The Blandings Castle novels follow Lord Emsworth and the cast of characters who spend their days enjoying his hospitality at Blandings Castle. So far in this series, I have read Something Fresh, Leave it to PSmith, A Pelican at Blandings, Heavy Weather, Blandings Castle, Summer Lightning, Full Moon, Pigs Have Wings and Lord Emsworth and Others, and Service with a Smile. Once I get into a Wodehouse story, I never stop laughing and can’t put it down. (If you have never read Wodehouse, Carry On, Jeeves is a great place to start. It’s a collection of short stories about his two most memorable characters–Bertie Wooster and his resourceful butler Jeeves.)
The Passenger by Cormac McCarthy
Cormac McCarthy may be the best American novelist of the last thirty years. From The Road to No Country for Old Men to All the Pretty Horses, McCarthy always paints a beautiful picture of the landscape his characters inhabit. He puts them in impossible situations and through them wrestles with many of life’s most important questions.
The Passenger is set on the Gulf Coast in the 1980s. This work is different from McCarthy’s other works in setting and situation, but it still wrestles with many of the same themes. (I am halfway through the second book he released this year, Stella Maris. It is a book unlike any other I have ever read. I am not sure if that is a good thing yet or not, but McCarthy has created one of his most fascinating characters in this novel.)
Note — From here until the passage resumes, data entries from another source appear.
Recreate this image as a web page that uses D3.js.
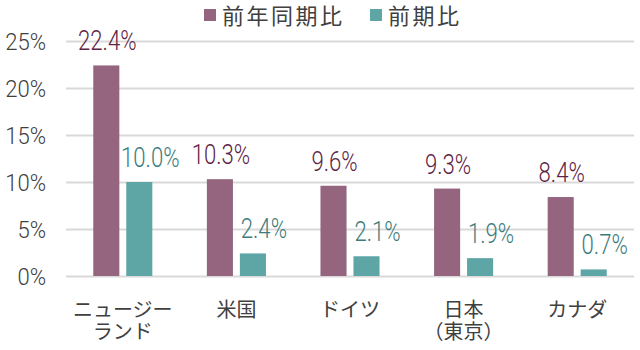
<!DOCTYPE html>
<html>
<head>
<meta charset="utf-8">
<script src="https://cdn.jsdelivr.net/npm/d3@7"></script>
<style>
  html, body { margin: 0; padding: 0; background: #fff; }
  svg { display: block; }
</style>
</head>
<body>
<svg id="chart" width="640" height="350"></svg>
<script>
// Growth rates by market (%)
const categories = [["ニュージー", "ランド"], ["米国"], ["ドイツ"], ["日本", "（東京）"], ["カナダ"]];
const seriesNames = ["前年同期比", "前期比"];
const yoyValues = [22.4, 10.3, 9.6, 9.3, 8.4];
const qoqValues = [10.0, 2.4, 2.1, 1.9, 0.7];
const yTicks = [0, 5, 10, 15, 20, 25];

const barColors = ["#956580", "#5ea5a5"];
const labelColors = ["#5e2445", "#3e7c7c"];
const labelDx = [1, 11];

const svg = d3.select("#chart");
const margin = { left: 66, right: 6, top: 41, bottom: 74 };
const W = 640, H = 350;

const keys = categories.map(c => c.join(""));
const x0 = d3.scaleBand().domain(keys)
  .range([margin.left, W - margin.right])
  .paddingInner(0.48).paddingOuter(0.24);
const x1 = d3.scaleBand().domain(seriesNames)
  .range([0, x0.bandwidth()])
  .paddingInner(0.21).paddingOuter(0);
const y = d3.scaleLinear().domain([0, 25]).range([H - margin.bottom, margin.top]);

const numFont = "Roboto, 'Liberation Sans', sans-serif";
const cjkFont = "'Noto Sans CJK JP', 'Noto Sans', sans-serif";

// squeeze number glyphs horizontally to a narrow, tall look
function narrow(sel, ratio) {
  sel.each(function () {
    const w = this.getComputedTextLength();
    d3.select(this).attr("textLength", w * ratio).attr("lengthAdjust", "spacingAndGlyphs");
  });
}

// gridlines + tick labels
const yAxis = d3.axisLeft(y).tickValues(yTicks)
  .tickSize(-(W - margin.left - margin.right))
  .tickFormat(d => d + "%").tickPadding(20);
const gy = svg.append("g").attr("transform", `translate(${margin.left},0)`).call(yAxis);
gy.select(".domain").remove();
gy.selectAll(".tick line").attr("stroke", "#d9d9d9").attr("stroke-width", 2);
gy.selectAll(".tick text")
  .attr("fill", "#404040")
  .attr("dy", "0.36em")
  .style("font-family", numFont)
  .style("font-weight", 300)
  .style("font-size", "24px")
  .call(narrow, 0.92);

const rows = keys.map((k, i) => ({ key: k, values: [yoyValues[i], qoqValues[i]] }));

const groups = svg.append("g").selectAll("g").data(rows).join("g")
  .attr("transform", d => `translate(${x0(d.key)},0)`);

groups.selectAll("rect")
  .data(d => d.values.map((v, j) => ({ s: seriesNames[j], j, v })))
  .join("rect")
  .attr("x", d => x1(d.s))
  .attr("width", x1.bandwidth())
  .attr("y", d => y(d.v))
  .attr("height", d => y(0) - y(d.v))
  .attr("fill", d => barColors[d.j]);

// value labels
groups.selectAll("text.val")
  .data(d => d.values.map((v, j) => ({ s: seriesNames[j], j, v })))
  .join("text")
  .attr("class", "val")
  .attr("x", d => x1(d.s) + x1.bandwidth() / 2 + labelDx[d.j])
  .attr("y", d => y(d.v) - 15)
  .attr("text-anchor", "middle")
  .attr("fill", d => labelColors[d.j])
  .style("font-family", numFont)
  .style("font-weight", 300)
  .style("font-size", "27px")
  .text(d => d.v.toFixed(1) + "%")
  .call(narrow, 0.82);

// category labels
const catG = svg.append("g");
categories.forEach((lines, i) => {
  const cx = x0(keys[i]) + x0.bandwidth() / 2;
  lines.forEach((ln, k) => {
    catG.append("text")
      .attr("x", cx)
      .attr("y", 317 + k * 22)
      .attr("text-anchor", "middle")
      .attr("fill", "#404040")
      .style("font-family", cjkFont)
      .style("font-size", "20px")
      .text(ln);
  });
});

// legend
const legendX = [204, 370];
const lg = svg.append("g");
seriesNames.forEach((n, j) => {
  lg.append("rect").attr("x", legendX[j]).attr("y", 9).attr("width", 12).attr("height", 12)
    .attr("fill", barColors[j]);
  lg.append("text").attr("x", legendX[j] + 18).attr("y", 24)
    .attr("fill", "#404040")
    .style("font-family", cjkFont)
    .style("font-size", "22px")
    .style("letter-spacing", "2.5px")
    .text(n);
});
</script>
</body>
</html>
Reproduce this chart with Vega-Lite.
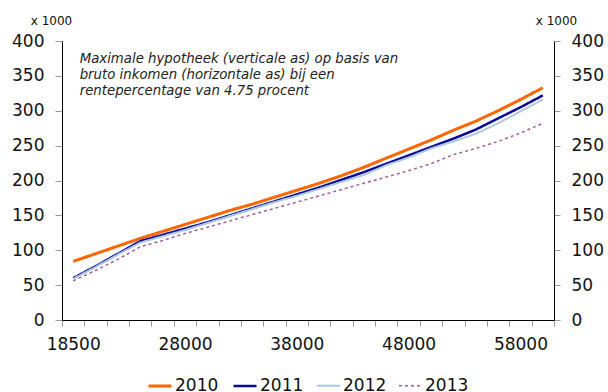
{
  "$schema": "https://vega.github.io/schema/vega-lite/v6.json",
  "width": 492,
  "height": 279,
  "autosize": {"type": "none"},
  "padding": {"left": 62, "top": 41, "right": 54, "bottom": 72},
  "background": "white",
  "config": {
    "view": {"stroke": null},
    "font": "DejaVu Sans",
    "axis": {"grid": false, "domainColor": "black", "tickColor": "#999999", "labelColor": "#111111", "labelFont": "DejaVu Sans", "labelFontSize": 17, "titleFont": "DejaVu Sans", "titleFontWeight": "normal"}
  },
  "data": {
    "values": [
      {"inkomen": 18500, "hypotheek": 84, "jaar": "2010"},
      {"inkomen": 20000, "hypotheek": 95, "jaar": "2010"},
      {"inkomen": 22000, "hypotheek": 106, "jaar": "2010"},
      {"inkomen": 24000, "hypotheek": 117, "jaar": "2010"},
      {"inkomen": 26000, "hypotheek": 127, "jaar": "2010"},
      {"inkomen": 28000, "hypotheek": 137, "jaar": "2010"},
      {"inkomen": 30000, "hypotheek": 147, "jaar": "2010"},
      {"inkomen": 32000, "hypotheek": 157, "jaar": "2010"},
      {"inkomen": 34000, "hypotheek": 166, "jaar": "2010"},
      {"inkomen": 36000, "hypotheek": 176, "jaar": "2010"},
      {"inkomen": 38000, "hypotheek": 186, "jaar": "2010"},
      {"inkomen": 40000, "hypotheek": 196, "jaar": "2010"},
      {"inkomen": 42000, "hypotheek": 207, "jaar": "2010"},
      {"inkomen": 44000, "hypotheek": 219, "jaar": "2010"},
      {"inkomen": 46000, "hypotheek": 232, "jaar": "2010"},
      {"inkomen": 48000, "hypotheek": 245, "jaar": "2010"},
      {"inkomen": 50000, "hypotheek": 258, "jaar": "2010"},
      {"inkomen": 52000, "hypotheek": 272, "jaar": "2010"},
      {"inkomen": 54000, "hypotheek": 285, "jaar": "2010"},
      {"inkomen": 56000, "hypotheek": 300, "jaar": "2010"},
      {"inkomen": 58000, "hypotheek": 316, "jaar": "2010"},
      {"inkomen": 60000, "hypotheek": 333, "jaar": "2010"},
      {"inkomen": 18500, "hypotheek": 60, "jaar": "2011"},
      {"inkomen": 20000, "hypotheek": 77, "jaar": "2011"},
      {"inkomen": 22000, "hypotheek": 95, "jaar": "2011"},
      {"inkomen": 24000, "hypotheek": 113, "jaar": "2011"},
      {"inkomen": 26000, "hypotheek": 122, "jaar": "2011"},
      {"inkomen": 28000, "hypotheek": 131, "jaar": "2011"},
      {"inkomen": 30000, "hypotheek": 140, "jaar": "2011"},
      {"inkomen": 32000, "hypotheek": 150, "jaar": "2011"},
      {"inkomen": 34000, "hypotheek": 160, "jaar": "2011"},
      {"inkomen": 36000, "hypotheek": 170, "jaar": "2011"},
      {"inkomen": 38000, "hypotheek": 180, "jaar": "2011"},
      {"inkomen": 40000, "hypotheek": 190, "jaar": "2011"},
      {"inkomen": 42000, "hypotheek": 201, "jaar": "2011"},
      {"inkomen": 44000, "hypotheek": 212, "jaar": "2011"},
      {"inkomen": 46000, "hypotheek": 224, "jaar": "2011"},
      {"inkomen": 48000, "hypotheek": 236, "jaar": "2011"},
      {"inkomen": 50000, "hypotheek": 248, "jaar": "2011"},
      {"inkomen": 52000, "hypotheek": 260, "jaar": "2011"},
      {"inkomen": 54000, "hypotheek": 273, "jaar": "2011"},
      {"inkomen": 56000, "hypotheek": 289, "jaar": "2011"},
      {"inkomen": 58000, "hypotheek": 305, "jaar": "2011"},
      {"inkomen": 60000, "hypotheek": 322, "jaar": "2011"},
      {"inkomen": 18500, "hypotheek": 59, "jaar": "2012"},
      {"inkomen": 20000, "hypotheek": 76, "jaar": "2012"},
      {"inkomen": 22000, "hypotheek": 94, "jaar": "2012"},
      {"inkomen": 24000, "hypotheek": 111, "jaar": "2012"},
      {"inkomen": 26000, "hypotheek": 120, "jaar": "2012"},
      {"inkomen": 28000, "hypotheek": 129, "jaar": "2012"},
      {"inkomen": 30000, "hypotheek": 139, "jaar": "2012"},
      {"inkomen": 32000, "hypotheek": 149, "jaar": "2012"},
      {"inkomen": 34000, "hypotheek": 159, "jaar": "2012"},
      {"inkomen": 36000, "hypotheek": 169, "jaar": "2012"},
      {"inkomen": 38000, "hypotheek": 178, "jaar": "2012"},
      {"inkomen": 40000, "hypotheek": 188, "jaar": "2012"},
      {"inkomen": 42000, "hypotheek": 198, "jaar": "2012"},
      {"inkomen": 44000, "hypotheek": 208, "jaar": "2012"},
      {"inkomen": 46000, "hypotheek": 222, "jaar": "2012"},
      {"inkomen": 48000, "hypotheek": 233, "jaar": "2012"},
      {"inkomen": 50000, "hypotheek": 246, "jaar": "2012"},
      {"inkomen": 52000, "hypotheek": 256, "jaar": "2012"},
      {"inkomen": 54000, "hypotheek": 267, "jaar": "2012"},
      {"inkomen": 56000, "hypotheek": 282, "jaar": "2012"},
      {"inkomen": 58000, "hypotheek": 299, "jaar": "2012"},
      {"inkomen": 60000, "hypotheek": 316, "jaar": "2012"},
      {"inkomen": 18500, "hypotheek": 56, "jaar": "2013"},
      {"inkomen": 20000, "hypotheek": 71, "jaar": "2013"},
      {"inkomen": 22000, "hypotheek": 87, "jaar": "2013"},
      {"inkomen": 24000, "hypotheek": 105, "jaar": "2013"},
      {"inkomen": 26000, "hypotheek": 114, "jaar": "2013"},
      {"inkomen": 28000, "hypotheek": 124, "jaar": "2013"},
      {"inkomen": 30000, "hypotheek": 133, "jaar": "2013"},
      {"inkomen": 32000, "hypotheek": 142, "jaar": "2013"},
      {"inkomen": 34000, "hypotheek": 151, "jaar": "2013"},
      {"inkomen": 36000, "hypotheek": 160, "jaar": "2013"},
      {"inkomen": 38000, "hypotheek": 169, "jaar": "2013"},
      {"inkomen": 40000, "hypotheek": 178, "jaar": "2013"},
      {"inkomen": 42000, "hypotheek": 187, "jaar": "2013"},
      {"inkomen": 44000, "hypotheek": 196, "jaar": "2013"},
      {"inkomen": 46000, "hypotheek": 205, "jaar": "2013"},
      {"inkomen": 48000, "hypotheek": 214, "jaar": "2013"},
      {"inkomen": 50000, "hypotheek": 224, "jaar": "2013"},
      {"inkomen": 52000, "hypotheek": 237, "jaar": "2013"},
      {"inkomen": 54000, "hypotheek": 246, "jaar": "2013"},
      {"inkomen": 56000, "hypotheek": 256, "jaar": "2013"},
      {"inkomen": 58000, "hypotheek": 268, "jaar": "2013"},
      {"inkomen": 60000, "hypotheek": 282, "jaar": "2013"}
    ]
  },
  "layer": [
    {
      "mark": {"type": "line", "strokeCap": "butt"},
      "encoding": {
        "x": {
          "field": "inkomen", "type": "ordinal", "bandPosition": 0.5,
          "scale": {"type": "band", "paddingInner": 0, "paddingOuter": 0},
          "axis": {"title": null, "labelAngle": 0, "tickBand": "extent", "tickSize": 6, "labelPadding": 10,
            "labelExpr": "indexof([18500,28000,38000,48000,58000], datum.value) >= 0 ? datum.value : ''"}
        },
        "y": {
          "field": "hypotheek", "type": "quantitative",
          "scale": {"domain": [0, 400], "nice": false},
          "axis": {"orient": "left", "values": [0,50,100,150,200,250,300,350,400], "tickSize": 7, "labelPadding": 11,
            "title": "x 1000", "titleAngle": 0, "titleFontSize": 12, "titleX": -11, "titleY": -17, "titleAlign": "center", "titleBaseline": "alphabetic", "titleColor": "#111111"}
        },
        "color": {
          "field": "jaar", "type": "nominal",
          "scale": {"domain": ["2010","2011","2012","2013"], "range": ["#FF6600","#0A0A99","#B0C8E2","#A0609A"]},
          "legend": {"title": null, "orient": "none", "legendX": 85, "legendY": 332, "direction": "horizontal", "symbolType": "stroke", "symbolSize": 529,
            "labelFontSize": 17, "labelColor": "#111111", "labelOffset": 2, "columnPadding": 9, "symbolStrokeWidth": 2}
        },
        "strokeWidth": {
          "field": "jaar", "type": "nominal",
          "scale": {"domain": ["2010","2011","2012","2013"], "range": [3, 1.5, 1.5, 3]},
          "legend": null
        },
        "strokeDash": {
          "field": "jaar", "type": "nominal",
          "scale": {"domain": ["2010","2011","2012","2013"], "range": [[1,0],[1,0],[1,0],[3,3]]},
          "legend": {"title": null, "orient": "none", "legendX": 85, "legendY": 332, "direction": "horizontal", "symbolType": "stroke", "symbolSize": 529,
            "labelFontSize": 17, "labelColor": "#111111", "labelOffset": 2, "columnPadding": 9, "symbolStrokeWidth": 2}
        }
      }
    },
    {
      "data": {"values": [{}]},
      "mark": {"type": "text", "align": "left", "baseline": "top", "dx": 6.5, "fontStyle": "italic", "fontSize": 13.3, "lineHeight": 16, "color": "#222222",
        "text": ["Maximale hypotheek (verticale as) op basis van", "bruto inkomen (horizontale as) bij een", "rentepercentage van 4.75 procent"]},
      "encoding": {
        "x": {"datum": 18500, "type": "ordinal", "bandPosition": 0.5},
        "y": {
          "datum": 384, "type": "quantitative",
          "axis": {"orient": "right", "values": [0,50,100,150,200,250,300,350,400], "tickSize": 6, "labelPadding": 11,
            "title": "x 1000", "titleAngle": 0, "titleFontSize": 12, "titleX": 2, "titleY": -17, "titleAlign": "center", "titleBaseline": "alphabetic", "titleColor": "#111111"}
        }
      }
    }
  ],
  "resolve": {"scale": {"y": "shared"}, "axis": {"y": "independent"}}
}
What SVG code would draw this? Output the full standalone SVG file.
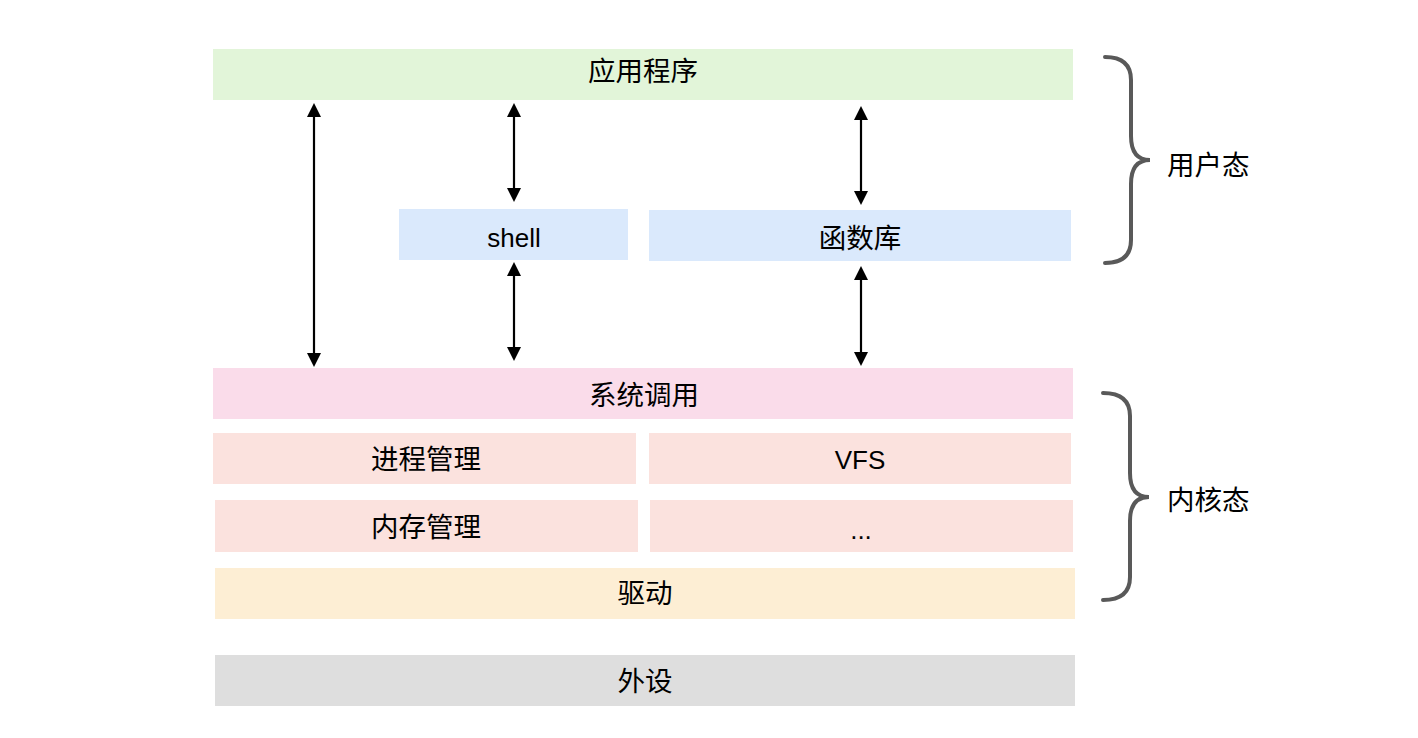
<svg xmlns="http://www.w3.org/2000/svg" width="1418" height="738" viewBox="0 0 1418 738">
<defs>
<style>
.cjk{font-family:"Noto Sans CJK SC","Liberation Sans",sans-serif;font-size:27.5px;fill:#000;text-anchor:middle}
.lat{font-family:"Liberation Sans",Arial,sans-serif;font-size:26px;fill:#000;text-anchor:middle}
.conn{stroke:#000;stroke-width:2.2;fill:none;marker-start:url(#ah);marker-end:url(#ah)}
.brace{stroke:#595959;stroke-width:4;fill:none;stroke-linecap:round}
</style>
<marker id="ah" markerUnits="userSpaceOnUse" markerWidth="14" markerHeight="14" refX="4" refY="7" orient="auto-start-reverse" viewBox="0 0 14 14">
<path d="M0,0 L14,7 L0,14 z" fill="#000"/>
</marker>
</defs>
<rect width="1418" height="738" fill="#fff"/>
<g id="app"><rect x="213" y="49" width="860" height="51" fill="#e2f5d9"/><text class="cjk" x="643" y="81">应用程序</text></g>
<g id="shell"><rect x="399" y="209" width="229" height="51" fill="#dae9fc"/><text class="lat" x="514" y="247">shell</text></g>
<g id="lib"><rect x="649" y="210" width="422" height="51" fill="#dae9fc"/><text class="cjk" x="860" y="248">函数库</text></g>
<g id="syscall"><rect x="213" y="368" width="860" height="51" fill="#fadcea"/><text class="cjk" x="644" y="405">系统调用</text></g>
<g id="proc"><rect x="213" y="433" width="423" height="51" fill="#fbe2de"/><text class="cjk" x="426" y="469">进程管理</text></g>
<g id="vfs"><rect x="649" y="433" width="422" height="51" fill="#fbe2de"/><text class="lat" x="860" y="469">VFS</text></g>
<g id="mem"><rect x="215" y="500" width="423" height="52" fill="#fbe2de"/><text class="cjk" x="426" y="537">内存管理</text></g>
<g id="etc"><rect x="650" y="500" width="423" height="52" fill="#fbe2de"/><text class="lat" x="861" y="539">...</text></g>
<g id="driver"><rect x="215" y="568" width="860" height="51" fill="#fdeed4"/><text class="cjk" x="645" y="603">驱动</text></g>
<g id="device"><rect x="215" y="655" width="860" height="51" fill="#dedede"/><text class="cjk" x="645" y="691">外设</text></g>
<g id="user-mode"><path class="brace" d="M1105,57 Q1131,57 1131,80 L1131,136 Q1131,160 1150,160 Q1131,160 1131,184 L1131,240 Q1131,263 1105,263"/><text class="cjk" x="1167" y="175" style="text-anchor:start">用户态</text></g>
<g id="kernel-mode"><path class="brace" d="M1103,393 Q1130,393 1130,416 L1130,473 Q1130,497 1149,497 Q1130,497 1130,521 L1130,577 Q1130,600 1103,600"/><text class="cjk" x="1167" y="510" style="text-anchor:start">内核态</text></g>
<g id="connectors">
<line class="conn" x1="314" y1="113" x2="314" y2="357"/>
<line class="conn" x1="514" y1="113" x2="514" y2="192"/>
<line class="conn" x1="514" y1="272" x2="514" y2="351"/>
<line class="conn" x1="861" y1="116" x2="861" y2="195"/>
<line class="conn" x1="861" y1="276" x2="861" y2="356"/>
</g>
</svg>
For Whom the Bell Tolls by Ernest Hemingway
There’s a reason we keep reading Hemingway decades after his death. For Whom the Bell tolls tells the story of an American working with Spanish insurgents to blow up a bridge during the Spanish Civil War. Hemingway covered the war and paints realistic and sympathetic characters and no one can match his prose. A Farewell to Arms is still my favorite Hemingway novel, but this one is high up the list.